# WRITTEN PROBLEM
Without the pictures, extract every line from the start of the material to the line containing "(tperiod) at (381,154)", both ends included.

____ DATA SHOWN

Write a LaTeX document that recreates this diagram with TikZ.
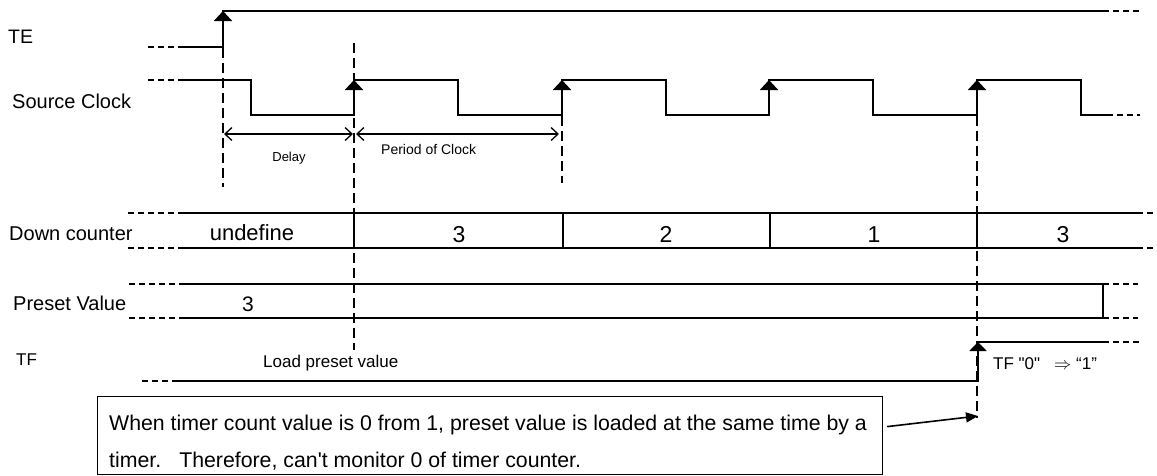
\documentclass[tikz,border=0pt]{standalone}
\usepackage{fontspec}
\setmainfont{Liberation Sans}[Ligatures=TeXOff]
\usetikzlibrary{arrows.meta}
\newcommand{\fs}[1]{\fontsize{#1}{#1}\selectfont}
\begin{document}
\begin{tikzpicture}[x=1pt,y=-1pt,
  signal/.style={line width=2pt,line cap=rect},
  sigext/.style={line width=1.3pt,dash pattern=on 6pt off 4pt},
  busline/.style={line width=1.4pt},
  guide/.style={line width=1.1pt,dash pattern=on 10pt off 5pt},
  edgearrow/.style={line width=2pt,-{Triangle[width=18pt,length=10pt]}},
  span/.style={line width=1.3pt,{Straight Barb[length=7pt,width=13pt]}-{Straight Barb[length=7pt,width=13pt]}},
  lbl/.style={inner sep=0pt,anchor=base west},
  val/.style={inner sep=0pt,anchor=base}]
\useasboundingbox (0,0) rectangle (1157,475);

% row labels
\node[lbl,font=\fs{19.5}] (lte) at (8,43) {TE};
\node[lbl,font=\fs{20}] (lclk) at (12,108) {Source Clock};
\node[lbl,font=\fs{20}] (lcnt) at (9,240) {Down counter};
\node[lbl,font=\fs{20}] (lpre) at (13,310) {Preset Value};
\node[lbl,font=\fs{17}] (ltf) at (16,365) {TF};

% guide lines
\draw[guide] (223,48) -- (223,187);
\draw[guide] (354,43) -- (354,350);
\draw[guide] (562,116) -- (562,183);
\draw[guide] (977,116) -- (977,418);

% TE
\draw[sigext] (148,47) -- (180,47);
\draw[signal] (180,47) -- (223,47) -- (223,11) -- (1103,11);
\draw[sigext] (1103,11) -- (1140,11);
\draw[edgearrow] (223,40) -- (223,11);

% source clock
\draw[sigext] (148,80) -- (180,80);
\draw[signal] (180,80) -- (251,80) -- (251,115) -- (354,115) -- (354,80)
  -- (458,80) -- (458,115) -- (562,115) -- (562,80)
  -- (666,80) -- (666,115) -- (769,115) -- (769,80)
  -- (873,80) -- (873,115) -- (977,115) -- (977,80)
  -- (1081,80) -- (1081,115) -- (1107,115);
\draw[sigext] (1107,115) -- (1140,115);
\foreach \x in {354,562,769,977}
  \draw[edgearrow] (\x,108) -- (\x,80);

% delay and period spans
\draw[span] (224,134) -- (353,134);
\draw[span] (356,134) -- (559,134);
\node[val,font=\fs{13}] (tdelay) at (289,161) {Delay};
\node[lbl,font=\fs{14}] (tperiod) at (381,154) {Period of Clock};

% down counter
\draw[sigext] (128,213) -- (180,213);
\draw[sigext] (128,248) -- (180,248);
\draw[busline] (180,213) -- (1137,213);
\draw[busline] (180,248) -- (1137,248);
\draw[sigext] (1137,213) -- (1153,213);
\draw[sigext] (1137,248) -- (1153,248);
\foreach \x in {354,563,770}
  \draw[busline] (\x,213) -- (\x,248);
\draw[line width=2.2pt] (977,213) -- (977,248);
\node[val,font=\fs{22}] (cu) at (252,240) {undefine};
\node[val,font=\fs{23}] (c3) at (459,242) {3};
\node[val,font=\fs{23}] (c2) at (666,242) {2};
\node[val,font=\fs{23}] (c1) at (874,242) {1};
\node[val,font=\fs{23}] (c3b) at (1063,242) {3};

% preset value
\draw[sigext] (129,284) -- (185,284);
\draw[sigext] (129,318) -- (185,318);
\draw[busline] (185,284) -- (1103,284) -- (1103,318) -- (185,318);
\draw[sigext] (1103,284) -- (1138,284);
\draw[sigext] (1103,318) -- (1138,318);
\node[val,font=\fs{21}] (p3) at (248,311) {3};

% TF
\draw[sigext] (142,381) -- (178,381);
\draw[signal] (178,381) -- (978,381) -- (978,342) -- (1103,342);
\draw[sigext] (1103,342) -- (1140,342);
\draw[line width=2pt,-{Triangle[width=17pt,length=9pt]}] (978,360) -- (978,342);
\node[lbl,font=\fs{17}] (tload) at (263,367) {Load preset value};
\node[lbl,font=\fs{17}] (ttf) at (993,369) {TF "0"\hspace{14pt}$\Rightarrow$ “1”};

% note
\node[draw,line width=1.2pt,inner sep=0pt,minimum width=785pt,minimum height=78pt,anchor=north west] (note) at (97,396) {};
\node[lbl,font=\fs{21.3}] (n1) at (109,430) {When timer count value is 0 from 1, preset value is loaded at the same time by a};
\node[lbl,font=\fs{21.3}] (n2) at (109,467) {timer.\hspace{18pt}Therefore, can't monitor 0 of timer counter.};
\coordinate (tgt) at (978,416);
\draw[line width=1.6pt,-{Triangle[width=10pt,length=12pt]}] ([xshift=4pt,yshift=9pt]note.east) -- (tgt);
\end{tikzpicture}
\end{document}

________

# THE COMPLETED TASK
Write a LaTeX document that recreates this diagram with TikZ.
\documentclass[tikz,border=0pt]{standalone}
\usepackage{fontspec}
\setmainfont{Liberation Sans}[Ligatures=TeXOff]
\usetikzlibrary{arrows.meta}
\newcommand{\fs}[1]{\fontsize{#1}{#1}\selectfont}
\begin{document}
\begin{tikzpicture}[x=1pt,y=-1pt,
  signal/.style={line width=2pt,line cap=rect},
  sigext/.style={line width=1.3pt,dash pattern=on 6pt off 4pt},
  busline/.style={line width=1.4pt},
  guide/.style={line width=1.1pt,dash pattern=on 10pt off 5pt},
  edgearrow/.style={line width=2pt,-{Triangle[width=18pt,length=10pt]}},
  span/.style={line width=1.3pt,{Straight Barb[length=7pt,width=13pt]}-{Straight Barb[length=7pt,width=13pt]}},
  lbl/.style={inner sep=0pt,anchor=base west},
  val/.style={inner sep=0pt,anchor=base}]
\useasboundingbox (0,0) rectangle (1157,475);

% row labels
\node[lbl,font=\fs{19.5}] (lte) at (8,43) {TE};
\node[lbl,font=\fs{20}] (lclk) at (12,108) {Source Clock};
\node[lbl,font=\fs{20}] (lcnt) at (9,240) {Down counter};
\node[lbl,font=\fs{20}] (lpre) at (13,310) {Preset Value};
\node[lbl,font=\fs{17}] (ltf) at (16,365) {TF};

% guide lines
\draw[guide] (223,48) -- (223,187);
\draw[guide] (354,43) -- (354,350);
\draw[guide] (562,116) -- (562,183);
\draw[guide] (977,116) -- (977,418);

% TE
\draw[sigext] (148,47) -- (180,47);
\draw[signal] (180,47) -- (223,47) -- (223,11) -- (1103,11);
\draw[sigext] (1103,11) -- (1140,11);
\draw[edgearrow] (223,40) -- (223,11);

% source clock
\draw[sigext] (148,80) -- (180,80);
\draw[signal] (180,80) -- (251,80) -- (251,115) -- (354,115) -- (354,80)
  -- (458,80) -- (458,115) -- (562,115) -- (562,80)
  -- (666,80) -- (666,115) -- (769,115) -- (769,80)
  -- (873,80) -- (873,115) -- (977,115) -- (977,80)
  -- (1081,80) -- (1081,115) -- (1107,115);
\draw[sigext] (1107,115) -- (1140,115);
\foreach \x in {354,562,769,977}
  \draw[edgearrow] (\x,108) -- (\x,80);

% delay and period spans
\draw[span] (224,134) -- (353,134);
\draw[span] (356,134) -- (559,134);
\node[val,font=\fs{13}] (tdelay) at (289,161) {Delay};
\node[lbl,font=\fs{14}] (tperiod) at (381,154) {Period of Clock};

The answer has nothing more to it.